In the meat section of DFW Central Markets, you can buy pre-formed Hatch burgers to cook at home while supplies last. But at Central Market’s Southlake cafe, a fast-casual, sit-down restaurant, you can order an excellent Hatch burger that’s our DFW.com Burger of the Week.
The burger: Two thick patties are topped with chopped Hatch green chiles, Jack cheese, cilantro lime mayo, bacon, fried onions, slices of dill pickle, red leaf lettuce and tomato, all on an almost-as-thick, wheaty bun. The burger is $11, but it offers a lot for the money.
The patty: Well, patties. A couple of honking, loosely formed patties, making for a big burger. Lately, patties requested medium have been coming to the table cooked past any hint of pinkness. We weren’t even asked how we wanted these cooked and they came a perfect medium, juicy, and wearing a nice little coat of melted Jack cheese.
The bun: It had a big challenge to hold up to, and it almost made it. Granted, patties were falling out by the third bite, but the burger was easily reassembled. By the end, though, a fork became necessary. The better to stab those diced chiles with.
The toppings: Green chiles can be tricky, sometimes being so mild that they don’t have any impact, and sometimes having a palate-blowing heat level. But these had the right balance, with enough heat to please our spice craving but not so much that it overwhelmed the chile flavor. The cheese was applied with a light hand, a nicely melted straight Jack rather than a redundant pepper jack, allowing the chiles to shine.
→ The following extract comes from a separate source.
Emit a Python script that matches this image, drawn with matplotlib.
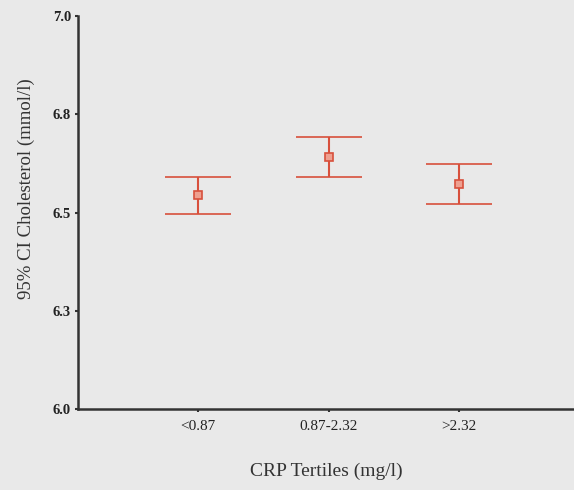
import matplotlib
matplotlib.use("Agg")
import matplotlib.pyplot as plt
import numpy as np

# CRP tertiles and cholesterol means with 95% CI bounds (mmol/l)
groups = ["<0.87", "0.87-2.32", ">2.32"]
means = [6.545, 6.641, 6.573]
ci_lower = [6.496, 6.590, 6.522]
ci_upper = [6.590, 6.692, 6.623]

yticks = [6.0, 6.25, 6.5, 6.75, 7.0]
ytick_labels = ["6.0", "6.3", "6.5", "6.8", "7.0"]

plt.rcParams["font.family"] = ["Liberation Serif", "DejaVu Serif"]

bg = "#e9e9e9"
red = "#d8503c"

fig = plt.figure(figsize=(5.74, 4.9), dpi=100, facecolor=bg)
ax = fig.add_axes([0.136, 0.165, 0.864, 0.802], facecolor=bg)

x = np.arange(1, len(groups) + 1)
means = np.array(means)
err = [means - np.array(ci_lower), np.array(ci_upper) - means]
ax.errorbar(x, means, yerr=err, fmt="s", color=red, ecolor=red,
            elinewidth=1.5, capsize=24, capthick=1.5,
            markersize=6, markerfacecolor="#eea090", markeredgecolor=red,
            markeredgewidth=1.2)

ax.set_xlim(0.08, 3.88)
ax.set_ylim(6.0, 7.0)
ax.set_xticks(x)
ax.set_xticklabels(groups)
ax.set_yticks(yticks)
ax.set_yticklabels(ytick_labels)

for s in ["top", "right"]:
    ax.spines[s].set_visible(False)
for s in ["left", "bottom"]:
    ax.spines[s].set_color("#333333")
    ax.spines[s].set_linewidth(1.8)

ax.tick_params(axis="both", length=2, width=1.5, color="#333333",
               labelcolor="#222222")
ax.tick_params(axis="x", pad=6, labelsize=11)
ax.tick_params(axis="y", pad=3, labelsize=10.5)
for lbl in ax.get_yticklabels():
    lbl.set_fontweight("bold")

ax.set_ylabel("95% CI Cholesterol (mmol/l)", fontsize=13.5, color="#333333")
ax.yaxis.set_label_coords(-0.087, 0.562)
ax.set_xlabel("CRP Tertiles (mg/l)", fontsize=14, color="#333333")
ax.xaxis.set_label_coords(0.5, -0.135)

fig.savefig("out.png", dpi=100, facecolor=bg)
Bacon was beautifully crispy, pickles had just the right crispness and bite.
The fried onions and the mayo kind of faded into the background, though. And although lettuce and tomatoes are traditional Texas burger toppings, they seemed a little unnecessary here; fresh, but also making the buns a little soggy and not really doing anything for the chiles. Suggestion: hold the tomato and the lettuce, or at least pull them off the burger and eat ’em separately.
The sides: Accompanying fries were serviceable, good enough to pass the don’t-need-the-ketchup test (although my wife put ketchup on hers), but not near as memorable as the burger.
The verdict: Our only regret about this Hatch chile burger is that it’s available for a limited time only, and only at the Southlake cafe. But there are, and will be, other Hatch burgers to try. If you’re a Hatch chile fan who doesn’t live in Southlake, it’s worth the drive.